Case ID: ny_217/html/0635-03.html
Source: Caselaw Access Project
Author: {"author": "\n      \n      Per Curiam.\n    ", "license": "Public Domain", "url": "https://static.case.law/"}
Date Created: 2024-08-24T03:29:51.129683

Ferdinand Gombert, Appellant, v. Niagara Junction Railway Company, Respondent.
    Negligence — when question of contributory negligence for jury.
    Upon examination of the evidence in an action for personal injuries, held, that upon the facts proved the issue as to contributory negligence was for the jury.
    
      Gombert v. Niagara Junction Ry. Co,, 156 App. Div. 924, reversed.
    (Argued January 19, 1916;
    decided February 4, 1916.)
    Appeal from a judgment, entered May 3, 1913, upon an order of the Appellate Division of the Supreme Court in the fourth judicial department, reversing a judgment in favor of plaintiff entered upon a verdict, and directing a dismissal of the complaint in an action to recover for personal injuries alleged to have been sustained by plaintiff through his being struck by one of defendant’s trains while he was crossing its right of way.
    
      Eugene M. Ashley and Augustus Thibaudeau for appellant.
    S. Wallace Dempsey for respondent.
   Per Curiam.

This is an action for damages for personal injuries.
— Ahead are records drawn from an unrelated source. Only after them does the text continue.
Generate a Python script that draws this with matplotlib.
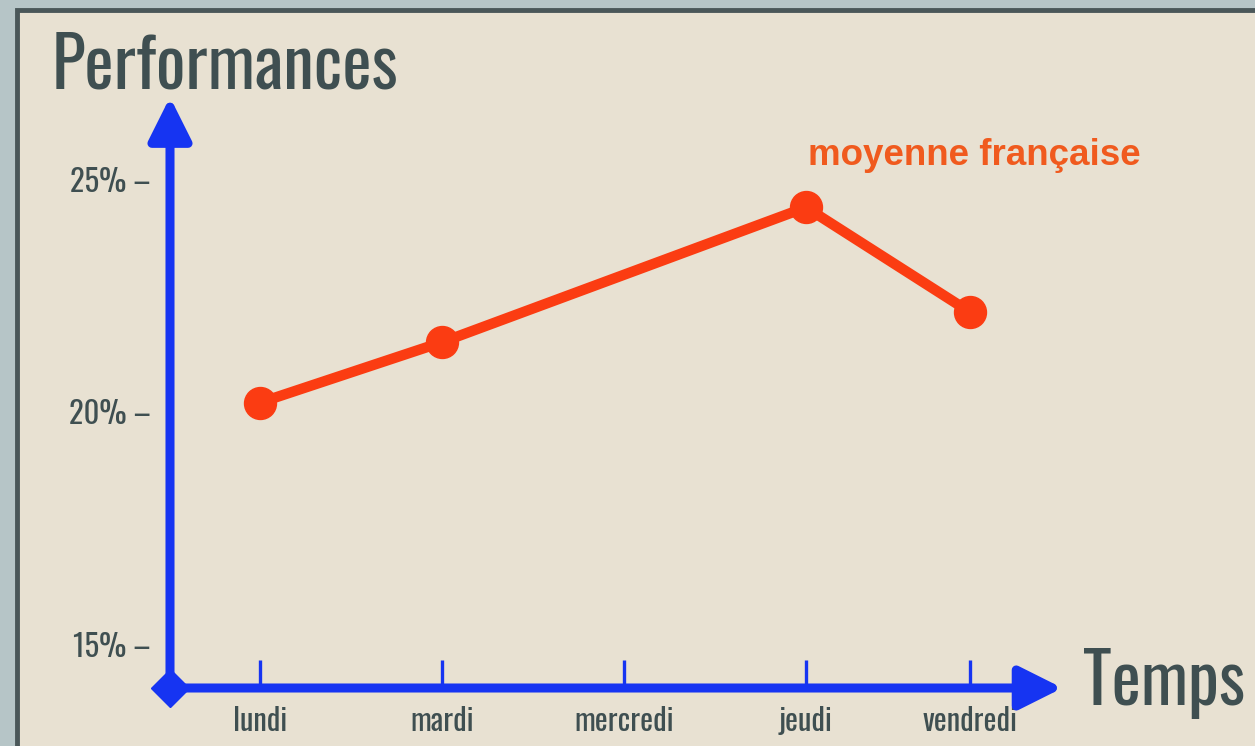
import matplotlib
matplotlib.use('Agg')
import matplotlib.pyplot as plt
from matplotlib.patches import Rectangle

# data
days = ['lundi', 'mardi', 'mercredi', 'jeudi', 'vendredi']
day_pos = [0, 1, 2, 3, 3.9]          # where each day sits on the time axis
shown = ['lundi', 'mardi', 'jeudi', 'vendredi']
moyenne = [20.2, 21.5, 24.4, 22.15]   # % moyenne française
yticks = [15, 20, 25]
ytick_labels = ['15% \u2013', '20% \u2013', '25% \u2013']

blue = '#1634f2'
red = '#fb3c12'
grey = '#3f4f51'
narrow = ['Oswald', 'Antonio', 'Archivo Narrow', 'DejaVu Sans']

W, H = 1255, 746
fig = plt.figure(figsize=(W / 100, H / 100), dpi=100, facecolor='#b6c5c7')

# beige board with dark frame
board = Rectangle((17 / W, -0.05), 1.0, (H - 10) / H + 0.05, transform=fig.transFigure,
                  facecolor='#e8e1d2', edgecolor='#4a5759', lw=3.5, zorder=-10)
fig.add_artist(board)

ax = fig.add_axes([170 / W, 58 / H, (1058 - 170) / W, (688 - 103) / H], zorder=2)
ax.set_facecolor('none')
for s in ax.spines.values():
    s.set_visible(False)

ax.set_xlim(-0.495, 4.385)
ax.set_ylim(14.06, 26.645)

# axes drawn as arrows
arrow = dict(arrowstyle='-|>,head_length=1.3,head_width=0.65', lw=6.5, color=blue,
             shrinkA=0, shrinkB=0, mutation_scale=20)
ax.annotate('', xy=(0, 1.01), xytext=(0, 0), xycoords='axes fraction', arrowprops=arrow)
ax.annotate('', xy=(1.005, 0), xytext=(0, 0), xycoords='axes fraction', arrowprops=arrow)
ax.plot([0], [0], marker='D', ms=19, color=blue, transform=ax.transAxes, clip_on=False)

ax.set_xticks(day_pos)
ax.set_xticklabels(days, family=narrow, fontsize=22, color=grey, fontweight='medium')
ax.tick_params(axis='x', direction='in', length=20, width=2.4, color=blue, pad=13)
ax.set_yticks(yticks)
ax.set_yticklabels(ytick_labels, family=narrow, fontsize=22, color=grey, fontweight='medium')
ax.tick_params(axis='y', length=0, pad=14)

xs = [day_pos[days.index(d)] for d in shown]
ax.plot(xs, moyenne, color=red, lw=7.5, marker='o', ms=23, solid_capstyle='round',
        clip_on=False, zorder=5)

ax.text(0.719, 0.91, 'moyenne fran\u00e7aise', transform=ax.transAxes, color='#f05a1e',
        fontsize=26.5, fontweight='bold', family=['Liberation Sans', 'Arimo', 'DejaVu Sans'],
        ha='left', va='center')

fig.text(52 / W, 1 - 67 / H, 'Performances', family=narrow, fontsize=50, color=grey,
         fontweight='medium', ha='left', va='center')
fig.text(1083 / W, 1 - 705 / H, 'Temps', family=narrow, fontsize=50, color=grey,
         fontweight='medium', ha='left', va='baseline')

fig.savefig('out.png', dpi=100, facecolor=fig.get_facecolor())
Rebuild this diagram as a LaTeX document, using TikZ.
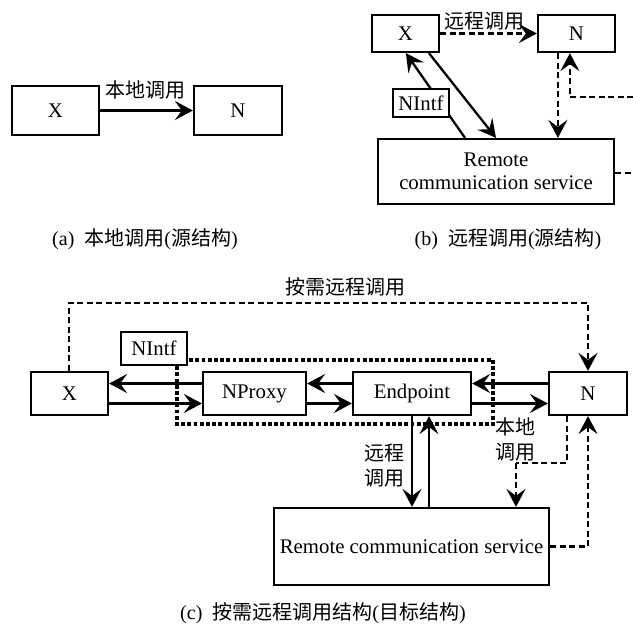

The plaintiff recovered a verdict upon which judgment was entered. Upon appeal the Appellate Division reversed the judgment and dismissed the complaint “upon the merits,” and by a divided court held ‘ ‘ That the uncontradicted evidence shows that the plaintiff was guilty of contributory negligence as a matter of law.” It is not necessary to set forth the facts or to point out the inferences which a jury would have been justified in drawing from them. We think it is sufficient to announce the conclusion at which we have arrived, viz., that upon the facts proved the issue as to contributory negligence was for the jury.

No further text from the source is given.